> [SHORT EXERCISE]:
Extract, exactly as written, each line from the start of the records below to the line containing "import plotly.graph_objects as go", both ends included; drop the pictures.

==== DATA IN THIS EXERCISE ====

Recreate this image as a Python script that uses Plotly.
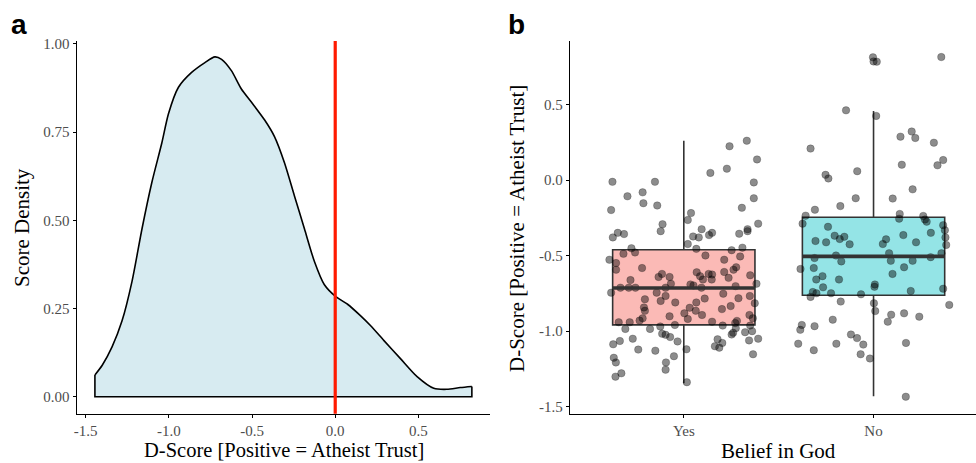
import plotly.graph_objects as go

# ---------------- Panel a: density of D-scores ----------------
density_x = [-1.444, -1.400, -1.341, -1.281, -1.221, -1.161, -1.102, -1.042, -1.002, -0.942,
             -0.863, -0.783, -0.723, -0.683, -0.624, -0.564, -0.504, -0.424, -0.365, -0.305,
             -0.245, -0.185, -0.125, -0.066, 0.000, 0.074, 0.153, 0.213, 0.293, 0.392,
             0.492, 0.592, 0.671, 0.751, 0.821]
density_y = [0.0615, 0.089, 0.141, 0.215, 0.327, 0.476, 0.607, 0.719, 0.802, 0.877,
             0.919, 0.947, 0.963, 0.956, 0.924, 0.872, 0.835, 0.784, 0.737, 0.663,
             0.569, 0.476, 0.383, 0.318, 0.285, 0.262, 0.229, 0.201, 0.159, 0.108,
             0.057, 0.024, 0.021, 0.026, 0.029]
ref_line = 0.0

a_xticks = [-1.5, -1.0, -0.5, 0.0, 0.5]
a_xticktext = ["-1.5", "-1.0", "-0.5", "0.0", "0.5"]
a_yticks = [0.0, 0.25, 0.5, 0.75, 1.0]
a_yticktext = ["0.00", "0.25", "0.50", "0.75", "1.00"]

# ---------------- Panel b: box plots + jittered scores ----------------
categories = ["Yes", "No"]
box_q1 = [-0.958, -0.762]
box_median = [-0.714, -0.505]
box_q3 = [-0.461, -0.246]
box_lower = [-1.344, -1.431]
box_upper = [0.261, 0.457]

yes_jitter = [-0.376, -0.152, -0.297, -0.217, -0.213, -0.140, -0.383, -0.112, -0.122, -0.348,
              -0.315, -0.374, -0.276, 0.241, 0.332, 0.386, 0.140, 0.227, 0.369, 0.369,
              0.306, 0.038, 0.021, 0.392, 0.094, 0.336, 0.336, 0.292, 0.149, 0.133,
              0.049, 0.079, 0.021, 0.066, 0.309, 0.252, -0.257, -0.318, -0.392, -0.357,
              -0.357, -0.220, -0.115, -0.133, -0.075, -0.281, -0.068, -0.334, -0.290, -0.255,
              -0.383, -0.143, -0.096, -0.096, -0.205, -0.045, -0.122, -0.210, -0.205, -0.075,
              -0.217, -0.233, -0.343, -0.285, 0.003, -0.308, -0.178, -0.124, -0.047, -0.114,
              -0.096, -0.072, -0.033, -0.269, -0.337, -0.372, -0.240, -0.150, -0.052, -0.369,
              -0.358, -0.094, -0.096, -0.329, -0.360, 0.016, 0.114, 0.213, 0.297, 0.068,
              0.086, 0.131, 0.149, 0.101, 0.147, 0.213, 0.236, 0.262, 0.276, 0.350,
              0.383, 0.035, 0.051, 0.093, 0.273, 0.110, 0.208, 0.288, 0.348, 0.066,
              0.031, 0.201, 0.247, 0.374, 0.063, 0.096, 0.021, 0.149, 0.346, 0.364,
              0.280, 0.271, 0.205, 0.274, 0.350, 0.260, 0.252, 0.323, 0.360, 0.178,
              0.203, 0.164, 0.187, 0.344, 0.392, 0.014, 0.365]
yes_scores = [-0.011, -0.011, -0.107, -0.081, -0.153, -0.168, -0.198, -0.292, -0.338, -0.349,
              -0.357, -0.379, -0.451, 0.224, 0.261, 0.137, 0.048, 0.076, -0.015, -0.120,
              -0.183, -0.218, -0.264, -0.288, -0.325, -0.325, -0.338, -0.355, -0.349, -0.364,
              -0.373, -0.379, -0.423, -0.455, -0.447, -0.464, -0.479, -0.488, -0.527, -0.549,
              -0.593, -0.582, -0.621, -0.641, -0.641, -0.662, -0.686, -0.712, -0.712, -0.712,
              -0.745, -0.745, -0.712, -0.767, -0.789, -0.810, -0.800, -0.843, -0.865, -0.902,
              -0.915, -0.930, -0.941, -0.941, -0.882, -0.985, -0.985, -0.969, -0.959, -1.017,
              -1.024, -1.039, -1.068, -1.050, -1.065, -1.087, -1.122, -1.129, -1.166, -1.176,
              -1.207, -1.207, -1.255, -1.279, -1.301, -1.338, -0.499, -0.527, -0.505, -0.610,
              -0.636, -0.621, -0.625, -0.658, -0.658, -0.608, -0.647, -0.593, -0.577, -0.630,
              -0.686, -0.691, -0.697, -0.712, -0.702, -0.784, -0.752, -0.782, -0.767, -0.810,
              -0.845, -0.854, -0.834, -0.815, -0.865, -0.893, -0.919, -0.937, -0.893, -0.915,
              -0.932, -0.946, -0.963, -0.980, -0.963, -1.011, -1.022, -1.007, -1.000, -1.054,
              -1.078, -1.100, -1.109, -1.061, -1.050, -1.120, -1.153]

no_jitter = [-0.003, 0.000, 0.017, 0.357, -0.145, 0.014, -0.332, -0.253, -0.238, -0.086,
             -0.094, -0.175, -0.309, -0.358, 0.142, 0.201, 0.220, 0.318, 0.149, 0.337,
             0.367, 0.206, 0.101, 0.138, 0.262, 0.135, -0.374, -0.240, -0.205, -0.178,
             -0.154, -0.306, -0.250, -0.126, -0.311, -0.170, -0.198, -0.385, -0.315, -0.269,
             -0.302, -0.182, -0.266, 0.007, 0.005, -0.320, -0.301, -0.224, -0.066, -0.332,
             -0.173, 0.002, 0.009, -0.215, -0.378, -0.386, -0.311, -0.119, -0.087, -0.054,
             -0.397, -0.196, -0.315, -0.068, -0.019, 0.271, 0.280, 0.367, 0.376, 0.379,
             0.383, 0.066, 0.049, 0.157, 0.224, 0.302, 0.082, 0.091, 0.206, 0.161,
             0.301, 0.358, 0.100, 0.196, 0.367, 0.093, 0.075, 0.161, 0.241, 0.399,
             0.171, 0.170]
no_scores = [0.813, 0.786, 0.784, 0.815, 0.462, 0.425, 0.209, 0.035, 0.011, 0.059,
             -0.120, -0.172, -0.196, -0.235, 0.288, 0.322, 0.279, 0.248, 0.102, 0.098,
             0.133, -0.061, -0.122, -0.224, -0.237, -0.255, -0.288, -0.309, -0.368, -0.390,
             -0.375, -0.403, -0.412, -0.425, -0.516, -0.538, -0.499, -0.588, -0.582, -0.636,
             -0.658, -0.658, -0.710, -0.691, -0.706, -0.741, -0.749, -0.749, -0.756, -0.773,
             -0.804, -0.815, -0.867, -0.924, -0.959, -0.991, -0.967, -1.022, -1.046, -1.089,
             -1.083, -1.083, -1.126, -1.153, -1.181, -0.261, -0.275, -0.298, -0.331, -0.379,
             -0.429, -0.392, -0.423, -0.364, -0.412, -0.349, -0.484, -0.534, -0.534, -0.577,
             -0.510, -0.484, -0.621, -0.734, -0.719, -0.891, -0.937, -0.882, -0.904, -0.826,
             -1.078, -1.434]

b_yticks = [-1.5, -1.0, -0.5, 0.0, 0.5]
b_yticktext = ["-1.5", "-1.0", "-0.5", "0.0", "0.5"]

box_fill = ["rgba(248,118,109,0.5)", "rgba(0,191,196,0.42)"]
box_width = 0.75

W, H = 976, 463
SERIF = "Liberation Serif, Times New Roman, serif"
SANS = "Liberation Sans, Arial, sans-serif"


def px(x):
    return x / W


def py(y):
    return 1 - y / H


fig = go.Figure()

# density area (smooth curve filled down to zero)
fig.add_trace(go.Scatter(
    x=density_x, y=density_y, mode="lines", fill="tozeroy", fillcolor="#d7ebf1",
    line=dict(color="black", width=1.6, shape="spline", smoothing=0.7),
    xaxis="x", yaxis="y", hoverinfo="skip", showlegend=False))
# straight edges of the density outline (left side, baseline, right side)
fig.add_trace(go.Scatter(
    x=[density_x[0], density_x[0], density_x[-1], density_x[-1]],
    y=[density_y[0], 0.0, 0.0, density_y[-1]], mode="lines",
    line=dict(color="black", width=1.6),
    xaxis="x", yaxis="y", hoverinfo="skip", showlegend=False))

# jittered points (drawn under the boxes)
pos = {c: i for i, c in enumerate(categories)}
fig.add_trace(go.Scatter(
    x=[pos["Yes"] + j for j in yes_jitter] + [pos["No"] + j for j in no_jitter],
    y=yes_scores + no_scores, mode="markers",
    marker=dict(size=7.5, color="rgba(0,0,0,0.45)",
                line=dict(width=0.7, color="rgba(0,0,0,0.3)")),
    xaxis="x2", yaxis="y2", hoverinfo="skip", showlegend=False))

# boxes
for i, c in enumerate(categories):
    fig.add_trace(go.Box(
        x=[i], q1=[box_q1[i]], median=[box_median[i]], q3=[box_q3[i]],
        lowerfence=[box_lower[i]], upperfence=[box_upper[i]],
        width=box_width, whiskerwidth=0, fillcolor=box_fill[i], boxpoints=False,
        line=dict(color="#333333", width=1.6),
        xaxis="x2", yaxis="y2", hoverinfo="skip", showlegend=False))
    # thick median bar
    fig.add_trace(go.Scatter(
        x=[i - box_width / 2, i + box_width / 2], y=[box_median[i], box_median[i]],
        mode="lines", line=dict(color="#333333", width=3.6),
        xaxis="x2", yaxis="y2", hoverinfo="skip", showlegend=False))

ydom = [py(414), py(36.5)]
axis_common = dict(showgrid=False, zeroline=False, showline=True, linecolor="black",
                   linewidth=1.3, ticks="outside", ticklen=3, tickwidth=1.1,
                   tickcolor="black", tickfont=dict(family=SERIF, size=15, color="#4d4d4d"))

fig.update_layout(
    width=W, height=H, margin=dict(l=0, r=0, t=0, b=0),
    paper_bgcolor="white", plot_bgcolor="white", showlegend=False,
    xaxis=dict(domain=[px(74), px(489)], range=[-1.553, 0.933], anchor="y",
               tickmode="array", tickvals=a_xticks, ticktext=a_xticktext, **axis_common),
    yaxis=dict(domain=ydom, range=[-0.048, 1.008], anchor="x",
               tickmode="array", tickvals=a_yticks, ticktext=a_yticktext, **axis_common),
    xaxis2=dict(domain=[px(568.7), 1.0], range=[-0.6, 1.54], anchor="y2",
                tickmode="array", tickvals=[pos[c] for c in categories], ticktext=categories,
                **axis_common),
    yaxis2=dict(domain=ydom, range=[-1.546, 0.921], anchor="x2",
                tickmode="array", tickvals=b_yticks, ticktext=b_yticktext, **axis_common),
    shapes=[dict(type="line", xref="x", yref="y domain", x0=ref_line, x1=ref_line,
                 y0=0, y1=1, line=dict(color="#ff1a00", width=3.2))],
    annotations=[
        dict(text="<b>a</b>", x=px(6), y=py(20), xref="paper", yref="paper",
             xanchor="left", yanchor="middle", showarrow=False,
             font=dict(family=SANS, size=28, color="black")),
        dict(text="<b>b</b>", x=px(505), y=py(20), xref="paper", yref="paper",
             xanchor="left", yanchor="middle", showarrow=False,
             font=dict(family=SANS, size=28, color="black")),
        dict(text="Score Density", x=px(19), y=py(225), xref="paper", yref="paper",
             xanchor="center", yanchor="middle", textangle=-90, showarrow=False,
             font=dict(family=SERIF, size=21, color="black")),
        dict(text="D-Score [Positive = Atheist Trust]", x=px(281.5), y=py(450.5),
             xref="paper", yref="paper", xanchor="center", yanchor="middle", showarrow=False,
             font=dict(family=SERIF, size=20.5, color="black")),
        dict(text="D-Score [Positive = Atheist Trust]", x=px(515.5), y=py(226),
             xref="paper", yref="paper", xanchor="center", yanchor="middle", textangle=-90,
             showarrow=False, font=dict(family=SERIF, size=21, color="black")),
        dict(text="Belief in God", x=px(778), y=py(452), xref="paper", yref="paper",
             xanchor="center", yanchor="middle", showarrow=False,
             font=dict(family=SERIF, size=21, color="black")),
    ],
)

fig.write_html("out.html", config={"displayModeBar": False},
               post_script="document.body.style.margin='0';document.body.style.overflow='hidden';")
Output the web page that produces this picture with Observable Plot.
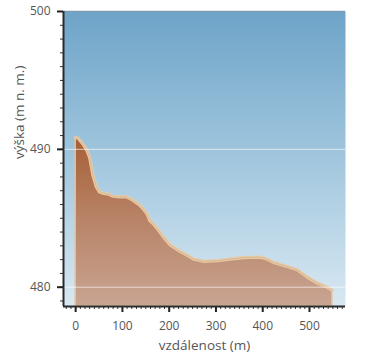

====

> [SOLUTION FOR THIS TASK]:
Recreate this image as a Python script that uses Plotly.
import plotly.graph_objects as go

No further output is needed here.